第28話 夏の音


夏から生まれてきたのではないか、というほど夏が好きで。どれくらい好きかというと、夏になると「ああ、夏が終わると秋がきてしまう」というほど、夏が好きだ。


夏を形容する表現を見ると、無意識にアドレナリンが分泌される。


たとえば、湘南の江ノ電の写真や氷がグラスの中で溶ける音。あるいは、小学校の夏休みのひまわりへの水やりやスイカの匂い。どれも、体の中に眠る夏の遺伝子を刺激する。


そんな私が


小学生が作った俳句がスゴすぎて鳥肌立つレベル「これマジで小学生?」「恐ろしい描写力」とザワつく人々

http://togetter.com/li/984635


という記事で


>夏の日の国語辞典の指のあと


という俳句を読んだ。


読んだ瞬間、私の記憶は小学校の頃の夏休みの1日に飛んだ。朝からテレビのアニメを見て、昼はそうめんを食べて、未来が無限だと思っていたあの頃の自分に。

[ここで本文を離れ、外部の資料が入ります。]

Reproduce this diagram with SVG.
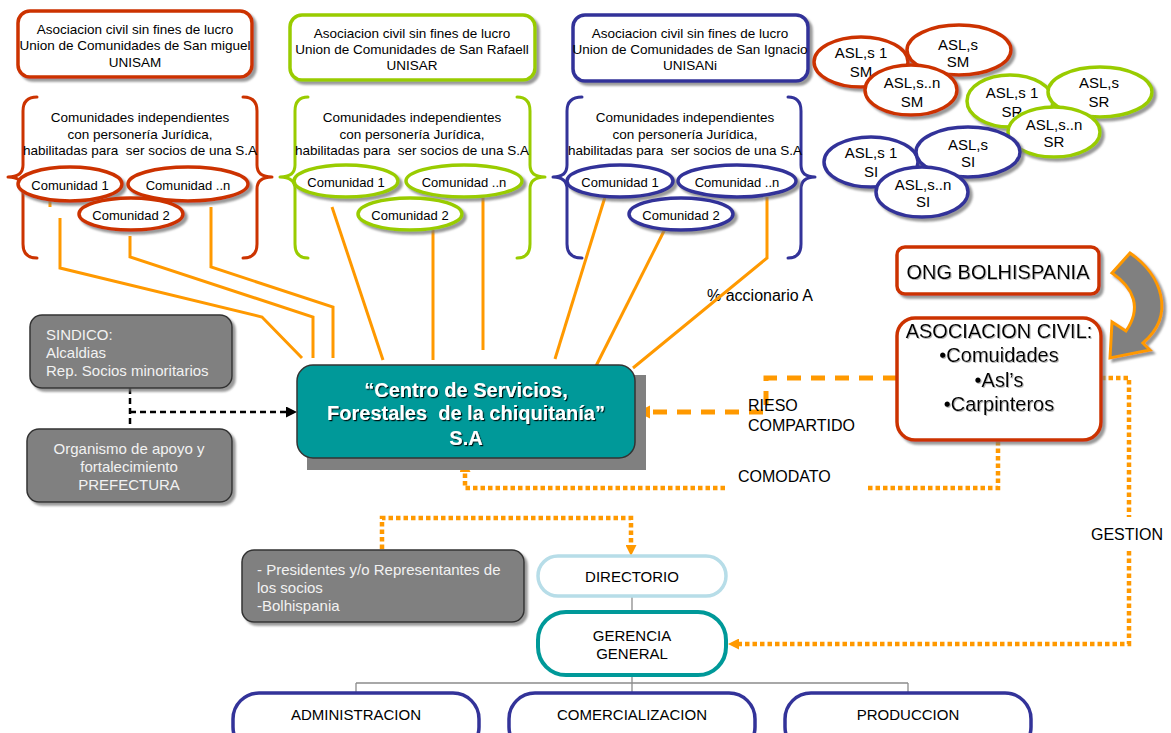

このシーンがどのようなものを意味しているのか解釈するしかないが、きっと、この子は、自分が知らない単語をみつけて、夏休みにその単語を調べた。あまりに熱心に指を押さえながら読んでいたので、汗で指のあとがついた。そんなところだろう。その単語は性的なものなのかもしれないし、宿題の単語なのかもしれない。しかし、いずれにせよ、日々、驚きや新しい出会いばかりにあふれていたあの頃を思い出すには、十分な一句で。


同時に、もうあの夏は二度とやってこないというありふれた陳腐な侘びしさと寂寥感に苛まれ、そして、夏の曲をかける。


タバコでも吸っていたら、一本吸いながら、夏の夜空に煙をふかしただろうに、と思いながら、タバコを吸わない私は夏の空に向かってコーヒーを飲む。


そして、もう二度と戻らない夏を思い返すとともに、これからやってくる何十回目かの夏を予想し、今年の夏の匂いを梅雨の空に嗅ぐ。夏の音が聞こえる。